AIM OF THE TASK
Repeat exactly, and only, the lines below starting at the line that contains "Rebuild this chart" and ending at the line that contains "ax = fig.add_axes([0.088, 0.116, 0.713, 0.784])", inclusive of both.

GIVEN RECORDS
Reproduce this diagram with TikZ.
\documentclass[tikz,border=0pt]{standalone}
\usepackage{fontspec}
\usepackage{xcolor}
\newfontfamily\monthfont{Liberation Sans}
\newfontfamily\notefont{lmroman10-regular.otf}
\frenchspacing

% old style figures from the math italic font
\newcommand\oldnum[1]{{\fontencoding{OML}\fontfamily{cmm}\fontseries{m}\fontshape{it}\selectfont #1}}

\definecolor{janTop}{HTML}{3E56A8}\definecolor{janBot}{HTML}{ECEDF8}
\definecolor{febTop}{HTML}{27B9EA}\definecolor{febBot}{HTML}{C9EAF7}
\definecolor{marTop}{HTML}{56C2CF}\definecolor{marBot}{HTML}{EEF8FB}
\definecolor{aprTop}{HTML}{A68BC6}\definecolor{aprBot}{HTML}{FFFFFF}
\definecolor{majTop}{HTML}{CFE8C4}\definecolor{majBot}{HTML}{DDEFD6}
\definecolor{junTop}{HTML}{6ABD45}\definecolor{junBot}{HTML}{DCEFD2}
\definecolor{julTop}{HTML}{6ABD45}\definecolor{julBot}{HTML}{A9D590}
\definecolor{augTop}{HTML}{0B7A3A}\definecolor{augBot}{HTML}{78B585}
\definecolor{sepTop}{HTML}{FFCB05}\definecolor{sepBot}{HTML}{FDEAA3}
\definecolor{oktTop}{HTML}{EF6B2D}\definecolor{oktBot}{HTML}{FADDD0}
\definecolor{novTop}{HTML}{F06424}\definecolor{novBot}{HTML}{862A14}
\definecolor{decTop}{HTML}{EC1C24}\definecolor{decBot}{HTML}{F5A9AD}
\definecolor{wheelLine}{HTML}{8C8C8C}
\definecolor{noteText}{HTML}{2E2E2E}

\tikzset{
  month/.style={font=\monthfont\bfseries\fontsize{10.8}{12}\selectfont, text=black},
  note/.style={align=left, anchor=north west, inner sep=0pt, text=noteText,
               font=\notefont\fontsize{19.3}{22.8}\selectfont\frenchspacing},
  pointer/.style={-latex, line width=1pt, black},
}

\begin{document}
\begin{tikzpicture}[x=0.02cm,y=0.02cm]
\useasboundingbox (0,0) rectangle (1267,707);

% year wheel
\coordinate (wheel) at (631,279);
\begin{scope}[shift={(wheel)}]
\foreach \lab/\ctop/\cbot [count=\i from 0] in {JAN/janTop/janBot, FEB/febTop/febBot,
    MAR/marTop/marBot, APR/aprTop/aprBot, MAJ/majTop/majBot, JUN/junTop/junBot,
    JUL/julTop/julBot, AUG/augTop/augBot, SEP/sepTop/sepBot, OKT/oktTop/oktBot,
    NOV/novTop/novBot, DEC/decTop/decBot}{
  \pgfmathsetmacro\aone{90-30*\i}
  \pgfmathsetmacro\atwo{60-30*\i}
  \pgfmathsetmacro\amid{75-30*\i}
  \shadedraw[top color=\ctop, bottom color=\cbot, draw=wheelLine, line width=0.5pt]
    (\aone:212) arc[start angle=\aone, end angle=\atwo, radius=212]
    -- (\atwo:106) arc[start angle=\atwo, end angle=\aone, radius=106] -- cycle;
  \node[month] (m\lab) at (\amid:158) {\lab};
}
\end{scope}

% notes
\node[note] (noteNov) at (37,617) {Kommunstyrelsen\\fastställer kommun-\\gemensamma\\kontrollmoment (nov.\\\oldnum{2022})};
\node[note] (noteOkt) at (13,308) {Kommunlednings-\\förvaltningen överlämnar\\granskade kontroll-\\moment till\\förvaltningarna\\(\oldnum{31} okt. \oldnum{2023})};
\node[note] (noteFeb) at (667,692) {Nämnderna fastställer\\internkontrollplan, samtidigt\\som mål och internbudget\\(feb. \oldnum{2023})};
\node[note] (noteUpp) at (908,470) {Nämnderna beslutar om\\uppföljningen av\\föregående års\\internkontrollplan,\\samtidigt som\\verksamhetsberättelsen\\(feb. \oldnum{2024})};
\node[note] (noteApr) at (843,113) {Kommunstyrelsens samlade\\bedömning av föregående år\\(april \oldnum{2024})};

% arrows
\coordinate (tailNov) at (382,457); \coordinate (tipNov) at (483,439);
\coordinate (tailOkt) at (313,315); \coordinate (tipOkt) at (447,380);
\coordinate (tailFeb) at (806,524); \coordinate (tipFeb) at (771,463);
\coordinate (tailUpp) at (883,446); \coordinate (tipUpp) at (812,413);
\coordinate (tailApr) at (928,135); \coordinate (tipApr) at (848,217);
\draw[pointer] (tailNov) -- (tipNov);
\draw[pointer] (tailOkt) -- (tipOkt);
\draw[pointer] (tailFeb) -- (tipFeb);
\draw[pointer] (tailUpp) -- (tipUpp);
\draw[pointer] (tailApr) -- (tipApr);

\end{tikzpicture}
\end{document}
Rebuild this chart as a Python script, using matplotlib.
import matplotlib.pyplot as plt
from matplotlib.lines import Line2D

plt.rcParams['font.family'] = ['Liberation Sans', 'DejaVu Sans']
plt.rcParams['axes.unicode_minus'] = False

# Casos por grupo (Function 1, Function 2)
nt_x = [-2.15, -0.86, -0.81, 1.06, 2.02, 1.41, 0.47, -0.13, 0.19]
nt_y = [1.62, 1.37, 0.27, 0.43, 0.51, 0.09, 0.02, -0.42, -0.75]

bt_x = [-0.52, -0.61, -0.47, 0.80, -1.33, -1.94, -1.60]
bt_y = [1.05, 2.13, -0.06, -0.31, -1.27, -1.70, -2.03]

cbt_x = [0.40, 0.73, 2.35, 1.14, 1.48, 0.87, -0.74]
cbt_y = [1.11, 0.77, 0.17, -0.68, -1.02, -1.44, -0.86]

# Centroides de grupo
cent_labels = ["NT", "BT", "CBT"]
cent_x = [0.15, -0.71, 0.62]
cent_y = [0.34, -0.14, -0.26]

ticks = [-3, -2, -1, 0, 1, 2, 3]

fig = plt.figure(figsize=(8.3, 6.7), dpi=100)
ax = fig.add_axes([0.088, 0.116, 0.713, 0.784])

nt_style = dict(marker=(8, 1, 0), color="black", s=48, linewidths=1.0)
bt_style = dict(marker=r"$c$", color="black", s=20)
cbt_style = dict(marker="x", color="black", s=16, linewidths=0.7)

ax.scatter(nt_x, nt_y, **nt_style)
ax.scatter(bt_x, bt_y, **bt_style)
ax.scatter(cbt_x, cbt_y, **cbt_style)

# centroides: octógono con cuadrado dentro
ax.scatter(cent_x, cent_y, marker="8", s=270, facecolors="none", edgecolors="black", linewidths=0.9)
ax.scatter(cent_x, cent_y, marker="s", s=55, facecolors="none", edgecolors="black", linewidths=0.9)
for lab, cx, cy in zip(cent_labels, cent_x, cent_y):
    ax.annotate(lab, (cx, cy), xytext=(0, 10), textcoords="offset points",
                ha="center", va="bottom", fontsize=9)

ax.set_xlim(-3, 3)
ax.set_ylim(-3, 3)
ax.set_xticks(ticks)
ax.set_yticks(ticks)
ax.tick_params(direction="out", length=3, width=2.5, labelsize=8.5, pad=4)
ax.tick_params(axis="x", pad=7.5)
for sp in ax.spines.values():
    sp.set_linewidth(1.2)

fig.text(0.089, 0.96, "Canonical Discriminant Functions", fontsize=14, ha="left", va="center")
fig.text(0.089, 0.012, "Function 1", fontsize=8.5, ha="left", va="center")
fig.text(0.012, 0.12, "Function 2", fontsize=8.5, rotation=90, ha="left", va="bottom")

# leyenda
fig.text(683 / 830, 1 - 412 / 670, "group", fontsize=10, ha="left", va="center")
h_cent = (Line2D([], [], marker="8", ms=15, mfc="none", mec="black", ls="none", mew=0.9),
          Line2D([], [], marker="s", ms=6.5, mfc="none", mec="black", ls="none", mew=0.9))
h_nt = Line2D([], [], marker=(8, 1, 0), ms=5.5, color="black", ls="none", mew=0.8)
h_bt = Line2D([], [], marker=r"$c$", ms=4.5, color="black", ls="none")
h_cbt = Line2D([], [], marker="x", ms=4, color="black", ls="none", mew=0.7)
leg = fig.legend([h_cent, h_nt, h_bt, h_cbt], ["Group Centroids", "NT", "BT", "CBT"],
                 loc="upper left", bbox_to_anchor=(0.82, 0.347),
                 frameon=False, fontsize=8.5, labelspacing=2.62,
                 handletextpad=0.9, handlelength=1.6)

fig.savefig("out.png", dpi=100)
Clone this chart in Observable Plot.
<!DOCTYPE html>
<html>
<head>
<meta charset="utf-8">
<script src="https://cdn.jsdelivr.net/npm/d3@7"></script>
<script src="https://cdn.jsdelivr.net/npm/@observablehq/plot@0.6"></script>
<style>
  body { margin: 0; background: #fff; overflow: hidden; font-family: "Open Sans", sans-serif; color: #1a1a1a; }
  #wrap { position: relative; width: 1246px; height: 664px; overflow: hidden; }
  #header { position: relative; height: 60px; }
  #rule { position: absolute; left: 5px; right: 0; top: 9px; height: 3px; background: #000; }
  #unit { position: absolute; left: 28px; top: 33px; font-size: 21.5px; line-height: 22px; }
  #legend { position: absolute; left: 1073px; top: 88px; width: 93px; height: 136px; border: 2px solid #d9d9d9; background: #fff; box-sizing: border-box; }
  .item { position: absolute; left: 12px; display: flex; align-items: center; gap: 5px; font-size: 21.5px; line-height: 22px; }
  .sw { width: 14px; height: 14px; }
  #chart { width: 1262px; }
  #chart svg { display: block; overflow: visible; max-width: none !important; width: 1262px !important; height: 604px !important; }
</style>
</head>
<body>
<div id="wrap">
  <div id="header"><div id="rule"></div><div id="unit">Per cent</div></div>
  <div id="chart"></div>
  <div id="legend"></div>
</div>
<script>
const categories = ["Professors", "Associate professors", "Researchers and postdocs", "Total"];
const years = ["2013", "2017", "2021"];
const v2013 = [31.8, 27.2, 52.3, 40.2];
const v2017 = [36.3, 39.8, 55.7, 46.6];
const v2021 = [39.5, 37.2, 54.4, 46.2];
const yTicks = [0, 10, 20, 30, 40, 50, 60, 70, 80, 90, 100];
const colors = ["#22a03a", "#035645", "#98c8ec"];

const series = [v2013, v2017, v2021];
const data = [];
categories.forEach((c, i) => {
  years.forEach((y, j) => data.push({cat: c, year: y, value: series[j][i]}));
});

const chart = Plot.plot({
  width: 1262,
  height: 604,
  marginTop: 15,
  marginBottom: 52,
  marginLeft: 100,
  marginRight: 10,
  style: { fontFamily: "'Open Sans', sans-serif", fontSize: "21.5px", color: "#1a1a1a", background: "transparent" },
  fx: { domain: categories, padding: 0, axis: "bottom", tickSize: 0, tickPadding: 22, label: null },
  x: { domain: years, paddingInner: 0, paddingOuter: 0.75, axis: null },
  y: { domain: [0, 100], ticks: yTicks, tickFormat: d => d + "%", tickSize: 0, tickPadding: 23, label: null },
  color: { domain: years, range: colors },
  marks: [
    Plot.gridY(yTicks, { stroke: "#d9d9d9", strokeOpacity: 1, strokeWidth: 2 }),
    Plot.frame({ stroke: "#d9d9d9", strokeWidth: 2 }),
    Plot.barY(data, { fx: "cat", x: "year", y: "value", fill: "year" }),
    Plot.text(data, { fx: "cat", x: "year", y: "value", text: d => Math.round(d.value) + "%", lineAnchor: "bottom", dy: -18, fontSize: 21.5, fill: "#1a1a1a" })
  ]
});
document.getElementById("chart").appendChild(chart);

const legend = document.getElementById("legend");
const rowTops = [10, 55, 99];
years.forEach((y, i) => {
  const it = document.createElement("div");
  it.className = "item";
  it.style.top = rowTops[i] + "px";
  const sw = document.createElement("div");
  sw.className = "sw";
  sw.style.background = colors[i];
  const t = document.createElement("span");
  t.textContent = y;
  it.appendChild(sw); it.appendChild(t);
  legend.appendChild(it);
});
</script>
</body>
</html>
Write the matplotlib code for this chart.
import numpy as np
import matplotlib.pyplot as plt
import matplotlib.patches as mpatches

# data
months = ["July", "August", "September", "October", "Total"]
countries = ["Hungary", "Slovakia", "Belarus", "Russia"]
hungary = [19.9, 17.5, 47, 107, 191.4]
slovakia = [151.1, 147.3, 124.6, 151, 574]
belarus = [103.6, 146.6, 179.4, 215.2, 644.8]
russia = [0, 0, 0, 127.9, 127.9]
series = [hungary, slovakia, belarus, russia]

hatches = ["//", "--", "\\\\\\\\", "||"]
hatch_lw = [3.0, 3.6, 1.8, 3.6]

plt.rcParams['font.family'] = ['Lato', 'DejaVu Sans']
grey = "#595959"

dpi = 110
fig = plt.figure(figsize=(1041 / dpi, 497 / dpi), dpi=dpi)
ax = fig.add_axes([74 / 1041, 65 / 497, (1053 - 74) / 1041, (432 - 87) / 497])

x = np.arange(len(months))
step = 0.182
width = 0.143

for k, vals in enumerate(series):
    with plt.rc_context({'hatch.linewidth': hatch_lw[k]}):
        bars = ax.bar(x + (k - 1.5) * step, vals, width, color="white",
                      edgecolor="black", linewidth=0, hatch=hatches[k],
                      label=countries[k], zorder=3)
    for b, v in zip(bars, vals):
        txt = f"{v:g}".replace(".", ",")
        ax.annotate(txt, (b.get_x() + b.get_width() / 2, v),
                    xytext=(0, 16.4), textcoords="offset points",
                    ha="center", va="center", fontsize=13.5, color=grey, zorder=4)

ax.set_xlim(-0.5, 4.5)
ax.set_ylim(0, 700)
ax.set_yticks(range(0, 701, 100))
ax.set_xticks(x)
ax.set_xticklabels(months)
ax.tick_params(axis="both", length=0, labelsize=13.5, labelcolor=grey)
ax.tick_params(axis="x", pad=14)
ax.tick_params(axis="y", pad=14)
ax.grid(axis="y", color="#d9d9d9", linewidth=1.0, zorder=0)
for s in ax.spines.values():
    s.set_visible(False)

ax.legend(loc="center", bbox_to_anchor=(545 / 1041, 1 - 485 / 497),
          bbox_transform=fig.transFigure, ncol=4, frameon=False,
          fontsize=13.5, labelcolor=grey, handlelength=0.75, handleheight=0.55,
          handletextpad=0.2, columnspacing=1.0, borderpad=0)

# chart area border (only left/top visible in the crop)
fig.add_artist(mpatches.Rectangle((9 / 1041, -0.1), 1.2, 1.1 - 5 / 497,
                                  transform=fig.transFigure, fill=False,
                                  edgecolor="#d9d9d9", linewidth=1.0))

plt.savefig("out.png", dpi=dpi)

RESPONSE TO THE TASK
Rebuild this chart as a Python script, using matplotlib.
import matplotlib.pyplot as plt
from matplotlib.lines import Line2D

plt.rcParams['font.family'] = ['Liberation Sans', 'DejaVu Sans']
plt.rcParams['axes.unicode_minus'] = False

# Casos por grupo (Function 1, Function 2)
nt_x = [-2.15, -0.86, -0.81, 1.06, 2.02, 1.41, 0.47, -0.13, 0.19]
nt_y = [1.62, 1.37, 0.27, 0.43, 0.51, 0.09, 0.02, -0.42, -0.75]

bt_x = [-0.52, -0.61, -0.47, 0.80, -1.33, -1.94, -1.60]
bt_y = [1.05, 2.13, -0.06, -0.31, -1.27, -1.70, -2.03]

cbt_x = [0.40, 0.73, 2.35, 1.14, 1.48, 0.87, -0.74]
cbt_y = [1.11, 0.77, 0.17, -0.68, -1.02, -1.44, -0.86]

# Centroides de grupo
cent_labels = ["NT", "BT", "CBT"]
cent_x = [0.15, -0.71, 0.62]
cent_y = [0.34, -0.14, -0.26]

ticks = [-3, -2, -1, 0, 1, 2, 3]

fig = plt.figure(figsize=(8.3, 6.7), dpi=100)
ax = fig.add_axes([0.088, 0.116, 0.713, 0.784])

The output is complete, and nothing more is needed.